During the four years it took to write Capitalism Killed the Middle Class: 25 Ways the System is Rigged Against You, I conferred with the director of the International Labor Organization in Geneva. He insisted that I make it clear to my readers that my analysis of the middle class was confined to the US because he said Europe was dealing with these issues in a very different manner.
Book Two in the trilogy is called, therefore, Capitalism: the Global Edition because, though they may be dealing with inequality differently, the issues remain pretty much the same. I know because I’ve taken my book with me to Thailand, Italy, and Morocco and people have asked when I will publish the book in their language because, they say, the situation is much the same.
So I looked for a way to gauge the differences, wondering if there was a fundamental difference in the way a society treats its middle/working class. I chose Morocco and Thailand because I have firsthand knowledge of the way these countries treat their middle classes, France because it seems to be in a period of transition under Macron, and Norway because a UN report has repeatedly pointed to that country as the happiest and coincidentally the most equitable nation on earth.

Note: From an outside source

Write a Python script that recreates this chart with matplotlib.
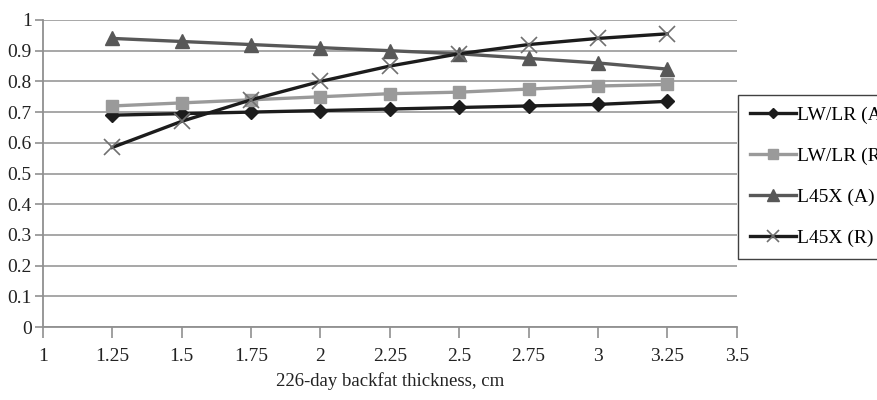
import matplotlib.pyplot as plt

plt.rcParams['font.family'] = ['Liberation Serif', 'DejaVu Serif']

x = [1.25, 1.5, 1.75, 2, 2.25, 2.5, 2.75, 3, 3.25]
lwlr_a = [0.69, 0.695, 0.70, 0.705, 0.71, 0.715, 0.72, 0.725, 0.735]
lwlr_r = [0.72, 0.73, 0.74, 0.75, 0.76, 0.765, 0.775, 0.785, 0.79]
l45x_a = [0.94, 0.93, 0.92, 0.91, 0.90, 0.89, 0.875, 0.86, 0.84]
l45x_r = [0.585, 0.67, 0.74, 0.80, 0.85, 0.89, 0.92, 0.94, 0.955]
labels = ["LW/LR (A)", "LW/LR (R)", "L45X (A)", "L45X (R)"]

fig = plt.figure(figsize=(8.77, 4), dpi=100)
ax = fig.add_axes([0.049, 0.1825, 0.791, 0.7675])

ax.plot(x, lwlr_a, color="#1c1c1c", lw=2.4, marker="D", ms=7, label=labels[0])
ax.plot(x, lwlr_r, color="#9a9a9a", lw=2.4, marker="s", ms=9, label=labels[1])
ax.plot(x, l45x_a, color="#585858", lw=2.4, marker="^", ms=10, label=labels[2])
ax.plot(x, l45x_r, color="#1c1c1c", lw=2.4, marker="x", ms=11, mew=1.2,
        mec="#707070", label=labels[3])

ax.set_xlim(1, 3.5)
ax.set_ylim(0, 1)
ax.set_xticks([1, 1.25, 1.5, 1.75, 2, 2.25, 2.5, 2.75, 3, 3.25, 3.5])
ax.set_xticklabels(["1", "1.25", "1.5", "1.75", "2", "2.25", "2.5", "2.75", "3", "3.25", "3.5"])
ax.set_yticks([i / 10 for i in range(11)])
ax.set_yticklabels(["0", "0.1", "0.2", "0.3", "0.4", "0.5", "0.6", "0.7", "0.8", "0.9", "1"])
ax.yaxis.grid(True, color="#a0a0a0", lw=1.3)
ax.set_axisbelow(True)
for s in ["top", "right"]:
    ax.spines[s].set_visible(False)
for s in ["left", "bottom"]:
    ax.spines[s].set_color("#909090")
    ax.spines[s].set_linewidth(1.3)
ax.tick_params(axis="both", colors="#909090", labelcolor="#222222", labelsize=14,
               direction="out", length=6, width=1.2)
ax.tick_params(axis="x", length=8, pad=7)
ax.tick_params(axis="y", pad=2)
ax.set_xlabel("226-day backfat thickness, cm", fontsize=13.5, color="#222222", labelpad=5)

# legend sits at the right edge and gets cut off, like the original
leg = fig.legend(loc="upper left", bbox_to_anchor=(0.8415, 0.763), fontsize=14,
                 frameon=True, fancybox=False, edgecolor="#111111", handlelength=2.4,
                 handletextpad=0.05, labelspacing=1.2, borderpad=0.6, borderaxespad=0,
                 markerscale=0.8)
leg.get_frame().set_linewidth(1.0)

fig.savefig("out.png", dpi=100)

I used the same criteria I used in the first book as a gauge for analyzing the power of the middle class - everything from the criminal justice system to labor representation. I also asked when is it obvious the middle class isn’t happy. I suggested that strikes and other forms of revolt are a clear indication and brought up Tiananmen Square in China, the Yellow Vests in France, and the Arab Spring throughout the Middle East as protests from the middle class pushing for change.
The third book, (Re)building Union, brings the issue back home and asks three fundamental questions: what does the labor movement do right, what do they do wrong, and how can it change to better serve the middle class and, in the process, become more effective and thus more powerful? This summer I conducted a webinar and asked those questions of various labor leaders and activists throughout the country. There was no consensus, but I came away convinced that the labor movement is not the solution in its present form. I think the answer lies in returning to our Socialist roots, now possible because Millennials don’t have that knee-jerk reaction to the term that affects the rest of us; they can finally renege on the promises we made to Joe McCarthy. In that way the labor movement becomes a counterbalance to laissez-faire capitalism and we’re free to experiment with systems that take the middle class into account rather than creating a pool of casualties, collateral damage, as in the Maquiladora experiment that became NAFTA.
My premise in the first book was that the answers are out there but that we need to have
something to build on. If you have no sense of history, no idea of how we got to here, and don’t know why a solution is needed NOW, you can’t offer a solution. My book was meant to lead the recently “woke” down that path. The rest of us will follow.